| What you will do |
Leaving the pictures out, print the lines from the first line of the listing through the line containing "-9.18, -9.96, -6.51];", exactly as they read, and no others.

— start of Data segment —

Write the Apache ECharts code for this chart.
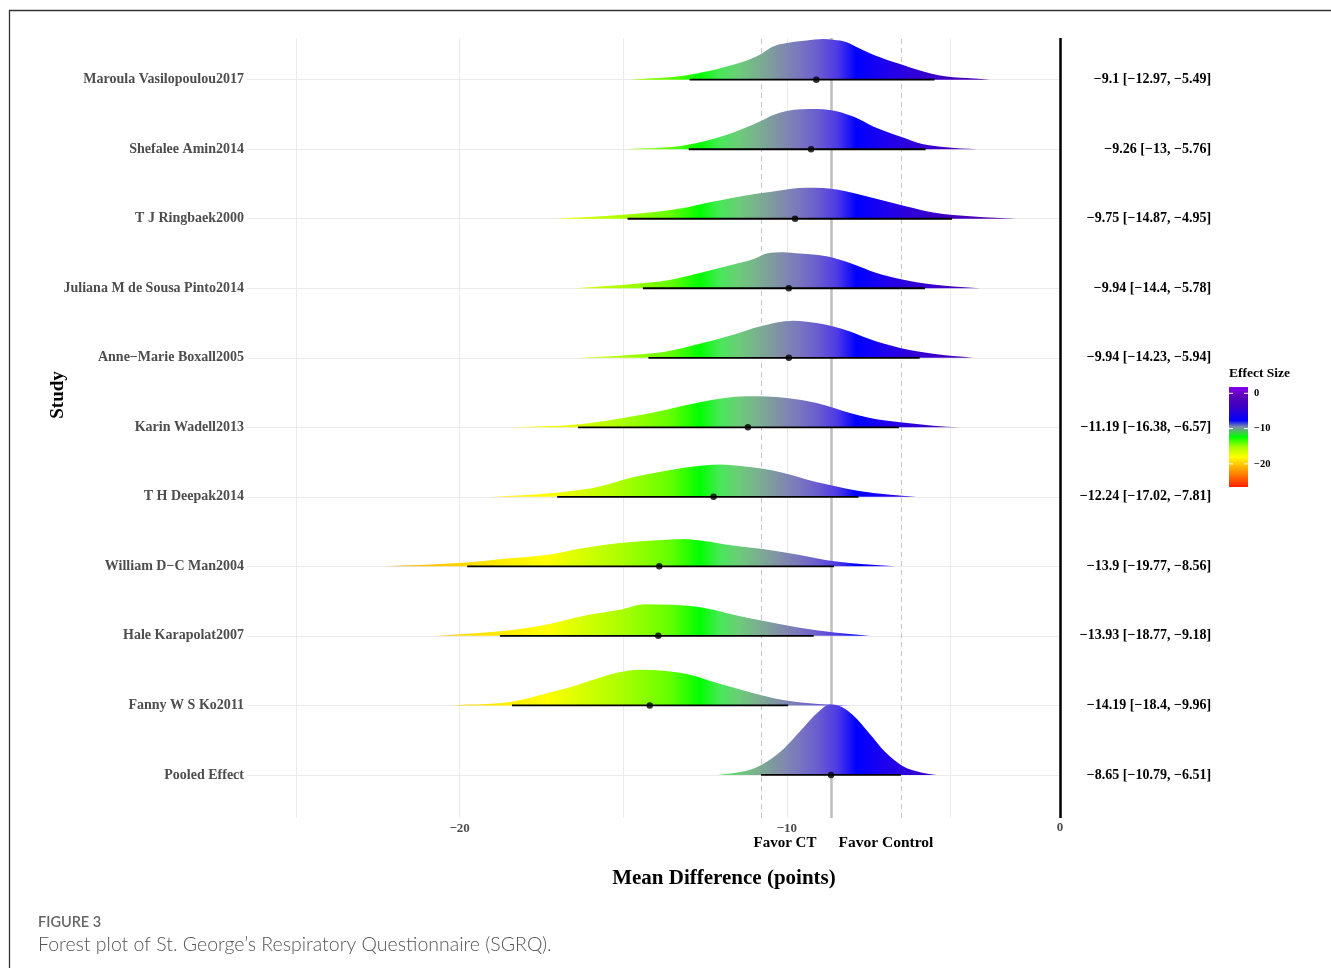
<!DOCTYPE html>
<html>
<head>
<meta charset="utf-8">
<script src="https://cdn.jsdelivr.net/npm/echarts@6/dist/echarts.min.js"></script>
<style>html,body{margin:0;padding:0;background:#fff}#chart{width:1331px;height:968px}</style>
</head>
<body>
<div id="chart"></div>
<script>
// ---------------- DATA ----------------
const studies = ['Maroula Vasilopoulou2017', 'Shefalee Amin2014', 'T J Ringbaek2000',
  'Juliana M de Sousa Pinto2014', 'Anne\u2212Marie Boxall2005', 'Karin Wadell2013',
  'T H Deepak2014', 'William D\u2212C Man2004', 'Hale Karapolat2007', 'Fanny W S Ko2011', 'Pooled Effect'];
const meanDiff = [-9.1, -9.26, -9.75, -9.94, -9.94, -11.19, -12.24, -13.9, -13.93, -14.19, -8.65];
const ciLower  = [-12.97, -13, -14.87, -14.4, -14.23, -16.38, -17.02, -19.77, -18.77, -18.4, -10.79];
const ciUpper  = [-5.49, -5.76, -4.95, -5.78, -5.94, -6.57, -7.81, -8.56, -9.18, -9.96, -6.51];

// density ridges: [mean difference, ridge height (in row units)]
const densMaroula = [[-14.82,0],[-12.97,.072],[-11.95,.177],[-10.83,.36],[-10.42,.479],[-10.01,.528],[-9.40,.565],[-8.89,.586],[-8.58,.576],[-8.17,.54],[-7.87,.47],[-7.36,.36],[-6.54,.226],[-5.83,.119],[-5.32,.062],[-4.50,.024],[-3.79,0]];
const densShefalee = [[-14.88,0],[-13.07,.062],[-11.95,.191],[-11.44,.278],[-10.83,.399],[-10.42,.494],[-10.01,.551],[-9.09,.58],[-8.69,.565],[-7.97,.47],[-7.36,.327],[-6.54,.183],[-5.83,.072],[-5.12,.029],[-4.20,0]];
const densRingbaek = [[-17.09,0],[-15.01,.058],[-13.07,.163],[-12.46,.226],[-11.44,.321],[-10.42,.393],[-9.40,.446],[-8.89,.442],[-7.97,.37],[-7.36,.298],[-6.34,.177],[-5.53,.091],[-4.30,.033],[-2.98,0]];
const densJuliana = [[-16.48,0],[-14.70,.062],[-13.68,.111],[-12.66,.22],[-11.64,.341],[-10.93,.436],[-10.62,.499],[-10.11,.518],[-9.60,.499],[-8.79,.46],[-8.07,.364],[-7.26,.22],[-6.54,.134],[-5.53,.053],[-4.10,0]];
const densAnneMarie = [[-16.33,0],[-14.70,.043],[-13.68,.091],[-12.66,.201],[-11.64,.331],[-10.83,.45],[-9.81,.532],[-9.09,.499],[-8.07,.378],[-7.56,.283],[-6.54,.14],[-5.53,.058],[-4.30,0]];
const densKarin = [[-18.42,0],[-16.43,.039],[-14.70,.158],[-13.68,.254],[-12.66,.36],[-11.23,.446],[-10.01,.422],[-9.09,.35],[-8.07,.206],[-7.56,.144],[-6.54,.072],[-5.53,.024],[-4.71,0]];
const densDeepak = [[-19.04,0],[-17.07,.058],[-15.65,.154],[-14.89,.259],[-14.01,.345],[-12.92,.432],[-12.05,.465],[-11.28,.436],[-10.19,.355],[-9.10,.212],[-8.55,.154],[-7.79,.082],[-6.91,.034],[-6.04,0]];
const densWilliam = [[-22.29,0],[-20.02,.047],[-18.38,.119],[-17.29,.168],[-16.20,.263],[-15.11,.335],[-14.01,.374],[-13.14,.393],[-12.70,.374],[-11.83,.312],[-10.74,.249],[-9.65,.168],[-8.55,.072],[-6.70,0]];
const densHale = [[-20.79,0],[-18.93,.058],[-17.29,.168],[-16.20,.288],[-15.11,.374],[-14.34,.456],[-13.47,.446],[-12.60,.407],[-11.83,.327],[-10.74,.216],[-9.65,.119],[-8.55,.047],[-7.46,0]];
const densFanny = [[-20.24,0],[-18.33,.058],[-17.30,.177],[-16.47,.283],[-15.75,.393],[-15.13,.475],[-14.51,.514],[-13.68,.494],[-12.96,.442],[-12.13,.321],[-11.10,.187],[-10.07,.072],[-9.04,.019],[-8.11,0]];
const densPooled = [[-12.13,0],[-11.6,.029],[-11.10,.076],[-10.59,.197],[-10.07,.388],[-9.55,.652],[-9.04,.905],[-8.69,1.012],[-8.32,.975],[-8.00,.868],[-7.49,.604],[-6.97,.317],[-6.45,.125],[-5.9,.036],[-5.42,0]];
const densities = [densMaroula, densShefalee, densRingbaek, densJuliana, densAnneMarie, densKarin,
  densDeepak, densWilliam, densHale, densFanny, densPooled];

const xTickLabels = [-20, -10];
const xGridValues = [-25, -20, -15, -10, -5];
const legendTicks = [0, -10, -20];
const favorLabels = ['Favor CT', 'Favor Control'];

// ---------------- LAYOUT / STYLE ----------------
const X_MIN = -26.5, X_MAX = -1.45, ZERO_LINE = -1.65;
const Y_MIN = 0.38, Y_MAX = 11.6;
const n = studies.length;
const rowOf = i => n - i;
const rows = studies.map((s, i) => rowOf(i));
const fmt = v => String(v).replace('-', '\u2212');
const SERIF = 'Liberation Serif, Times New Roman, serif';

const fillStops = [
  [-27, '#FF2000'], [-22.3, '#FFA000'], [-19.5, '#FFE000'], [-17.35, '#FFFF00'], [-15.0, '#A8FF00'],
  [-13.6, '#66FF00'], [-12.65, '#00FF00'], [-12.05, '#48E858'], [-11.45, '#6DCB79'], [-10.86, '#7AAE90'],
  [-10.26, '#8191A6'], [-9.66, '#7A78BE'], [-9.06, '#6A5CD0'], [-8.46, '#4E3AE6'], [-7.87, '#0000FF'],
  [-7.0, '#1E00EE'], [-6.0, '#3300D4'], [-5.0, '#4200C0'], [-4.0, '#4C00B4'], [-3, '#5400AE'], [0, '#6000B0']
];

function monoPath(pts, base) {
  const N = pts.length, d = [], h = [], m = [];
  for (let i = 0; i < N - 1; i++) {
    h[i] = pts[i + 1][0] - pts[i][0];
    d[i] = (pts[i + 1][1] - pts[i][1]) / h[i];
  }
  m[0] = d[0]; m[N - 1] = d[N - 2];
  for (let i = 1; i < N - 1; i++) {
    if (d[i - 1] * d[i] <= 0) m[i] = 0;
    else {
      let s = (d[i - 1] * h[i] + d[i] * h[i - 1]) / (h[i - 1] + h[i]);
      const lim = 3 * Math.min(Math.abs(d[i - 1]), Math.abs(d[i]));
      if (Math.abs(s) > lim) s = Math.sign(s) * lim;
      m[i] = s;
    }
  }
  let p = 'M' + pts[0][0] + ' ' + base + ' L' + pts[0][0] + ' ' + pts[0][1];
  for (let i = 0; i < N - 1; i++) {
    const x0 = pts[i][0], y0 = pts[i][1], x1 = pts[i + 1][0], y1 = pts[i + 1][1], hh = h[i] / 3;
    p += ' C' + (x0 + hh) + ' ' + (y0 + m[i] * hh) + ' ' + (x1 - hh) + ' ' + (y1 - m[i + 1] * hh) + ' ' + x1 + ' ' + y1;
  }
  p += ' L' + pts[N - 1][0] + ' ' + base + ' Z';
  return p;
}

const chart = echarts.init(document.getElementById('chart'), null, {renderer: 'canvas'});

const ridgeData = studies.map((s, i) => [meanDiff[i], rowOf(i), i]);
const ciData = studies.map((s, i) => [ciLower[i], ciUpper[i], rowOf(i)]);
const pointData = studies.map((s, i) => [meanDiff[i], rowOf(i)]);
const pooled = n - 1;

const gridLineData = xGridValues.map(v => ({xAxis: v}))
  .concat(rows.map(r => [{coord: [X_MIN, r]}, {coord: [ZERO_LINE, r]}]));

const option = {
  animation: false,
  backgroundColor: '#ffffff',
  grid: {left: 247, right: 264.4, top: 38, bottom: 150},
  xAxis: {
    type: 'value', min: X_MIN, max: X_MAX,
    axisLine: {show: false}, axisTick: {show: false}, splitLine: {show: false},
    axisLabel: {customValues: xTickLabels, formatter: fmt, fontFamily: SERIF, fontWeight: 'bold',
      fontSize: 13, color: '#4d4d4d', margin: 4}
  },
  yAxis: [{
    type: 'value', min: Y_MIN, max: Y_MAX,
    axisLine: {show: false}, axisTick: {show: false}, splitLine: {show: false},
    axisLabel: {customValues: rows, formatter: v => studies[n - Math.round(v)], fontFamily: SERIF,
      fontWeight: 'bold', fontSize: 14, color: '#4d4d4d', margin: 3}
  }, {
    type: 'value', position: 'right', min: Y_MIN, max: Y_MAX,
    axisLine: {show: false}, axisTick: {show: false}, splitLine: {show: false},
    axisLabel: {customValues: rows, align: 'right', margin: 144.5, fontFamily: SERIF, fontWeight: 'bold',
      fontSize: 14, color: '#000',
      formatter: v => { const i = n - Math.round(v); return fmt(meanDiff[i]) + ' [' + fmt(ciLower[i]) + ', ' + fmt(ciUpper[i]) + ']'; }}
  }],
  series: [
    { // grid lines
      type: 'scatter', data: [], z: 1, silent: true,
      markLine: {z: 1, silent: true, symbol: ['none', 'none'], animation: false, label: {show: false},
        lineStyle: {color: '#ebebeb', width: 1, type: 'solid'}, data: gridLineData}
    },
    { // reference lines from pooled estimate
      type: 'scatter', data: [], z: 2, silent: true,
      markLine: {z: 2, silent: true, symbol: ['none', 'none'], animation: false, label: {show: false},
        data: [
          {xAxis: meanDiff[pooled], lineStyle: {color: '#bebebe', width: 2.5, type: 'solid'}},
          {xAxis: ciLower[pooled], lineStyle: {color: '#c4c4c4', width: 1, type: [5, 4]}},
          {xAxis: ciUpper[pooled], lineStyle: {color: '#c4c4c4', width: 1, type: [5, 4]}}
        ]}
    },
    { // density ridges
      type: 'custom', z: 3, silent: true, data: ridgeData,
      encode: {x: 0, y: 1},
      renderItem: function (params, api) {
        const idx = api.value(2), row = api.value(1);
        const dens = densities[idx];
        const pts = dens.map(p => api.coord([p[0], row + p[1]]));
        const base = api.coord([dens[0][0], row])[1];
        const px0 = api.coord([X_MIN, row])[0], px1 = api.coord([X_MAX, row])[0];
        const stops = fillStops.map(s => ({offset: Math.max(0, Math.min(1, (s[0] - X_MIN) / (X_MAX - X_MIN))), color: s[1]}));
        return {
          type: 'path',
          shape: {pathData: monoPath(pts, base)},
          style: {fill: new echarts.graphic.LinearGradient(px0, 0, px1, 0, stops, true), stroke: null}
        };
      }
    },
    { // confidence intervals
      type: 'custom', z: 4, silent: true, data: ciData,
      encode: {x: [0, 1], y: 2},
      renderItem: function (params, api) {
        const a = api.coord([api.value(0), api.value(2)]);
        const b = api.coord([api.value(1), api.value(2)]);
        return {type: 'line', shape: {x1: a[0], y1: a[1], x2: b[0], y2: b[1]},
          style: {stroke: '#000', lineWidth: 1.8}};
      }
    },
    { // point estimates
      type: 'scatter', z: 5, silent: true, data: pointData, symbolSize: 6.5,
      itemStyle: {color: '#000'}
    },
    { // right panel separator
      type: 'scatter', data: [], z: 6, silent: true,
      markLine: {z: 6, silent: true, symbol: ['none', 'none'], animation: false,
        lineStyle: {color: '#000', width: 2.5, type: 'solid'},
        label: {show: true, position: 'start', formatter: '0', fontFamily: SERIF, fontWeight: 'bold',
          fontSize: 13, color: '#4d4d4d', distance: 3},
        data: [{xAxis: ZERO_LINE}]}
    }
  ],
  graphic: [
    {type: 'rect', shape: {x: 9.5, y: 10.5, width: 1400, height: 1000}, style: {fill: null, stroke: '#333', lineWidth: 1.3}, silent: true},
    {type: 'text', x: 58, y: 395, rotation: Math.PI / 2,
      style: {text: 'Study', font: 'bold 19px ' + SERIF, fill: '#000', align: 'center', verticalAlign: 'middle'}},
    {type: 'text', x: 724, y: 879,
      style: {text: 'Mean Difference (points)', font: 'bold 21px ' + SERIF, fill: '#000', align: 'center', verticalAlign: 'middle'}},
    {type: 'text', x: 785, y: 843,
      style: {text: favorLabels[0], font: 'bold 15px ' + SERIF, fill: '#000', align: 'center', verticalAlign: 'middle'}},
    {type: 'text', x: 886, y: 843,
      style: {text: favorLabels[1], font: 'bold 15.5px ' + SERIF, fill: '#000', align: 'center', verticalAlign: 'middle'}},
    {type: 'text', x: 1229, y: 374,
      style: {text: 'Effect Size', font: 'bold 13.5px ' + SERIF, fill: '#000', align: 'left', verticalAlign: 'middle'}},
    {type: 'rect', shape: {x: 1229, y: 387, width: 19, height: 100},
      style: {fill: new echarts.graphic.LinearGradient(0, 0, 0, 1, [
        {offset: 0, color: '#8400F0'}, {offset: 0.1, color: '#5A00B8'}, {offset: 0.2, color: '#3C00C4'},
        {offset: 0.333, color: '#0000FF'}, {offset: 0.4, color: '#8090A8'}, {offset: 0.5, color: '#00FF00'},
        {offset: 0.6, color: '#A8FF00'}, {offset: 0.7, color: '#FFFF00'}, {offset: 0.82, color: '#FFA500'},
        {offset: 1, color: '#FF2000'}])}},
  ].concat(legendTicks.flatMap(t => {
    const y = 393.3 + (-t) * 3.53;
    return [
      {type: 'line', shape: {x1: 1229, y1: y, x2: 1233, y2: y}, style: {stroke: '#fff', lineWidth: 1}},
      {type: 'line', shape: {x1: 1244, y1: y, x2: 1248, y2: y}, style: {stroke: '#fff', lineWidth: 1}},
      {type: 'text', x: 1254, y: y, style: {text: fmt(t), font: 'bold 10.5px ' + SERIF, fill: '#000', align: 'left', verticalAlign: 'middle'}}
    ];
  })).concat([
    {type: 'text', x: 38, y: 922,
      style: {text: 'FIGURE 3', font: '600 14.5px Lato, "Open Sans", sans-serif', fill: '#666', align: 'left', verticalAlign: 'middle'}},
    {type: 'text', x: 38, y: 945,
      style: {text: 'Forest plot of St. George\u2019s Respiratory Questionnaire (SGRQ).', font: '300 19.5px Lato, "Open Sans", sans-serif', fill: '#555', align: 'left', verticalAlign: 'middle'}}
  ])
};
chart.setOption(option);
</script>
</body>
</html>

— end of Data segment —

| Solved exercise |
Write the Apache ECharts code for this chart.
<!DOCTYPE html>
<html>
<head>
<meta charset="utf-8">
<script src="https://cdn.jsdelivr.net/npm/echarts@6/dist/echarts.min.js"></script>
<style>html,body{margin:0;padding:0;background:#fff}#chart{width:1331px;height:968px}</style>
</head>
<body>
<div id="chart"></div>
<script>
// ---------------- DATA ----------------
const studies = ['Maroula Vasilopoulou2017', 'Shefalee Amin2014', 'T J Ringbaek2000',
  'Juliana M de Sousa Pinto2014', 'Anne\u2212Marie Boxall2005', 'Karin Wadell2013',
  'T H Deepak2014', 'William D\u2212C Man2004', 'Hale Karapolat2007', 'Fanny W S Ko2011', 'Pooled Effect'];
const meanDiff = [-9.1, -9.26, -9.75, -9.94, -9.94, -11.19, -12.24, -13.9, -13.93, -14.19, -8.65];
const ciLower  = [-12.97, -13, -14.87, -14.4, -14.23, -16.38, -17.02, -19.77, -18.77, -18.4, -10.79];
const ciUpper  = [-5.49, -5.76, -4.95, -5.78, -5.94, -6.57, -7.81, -8.56, -9.18, -9.96, -6.51];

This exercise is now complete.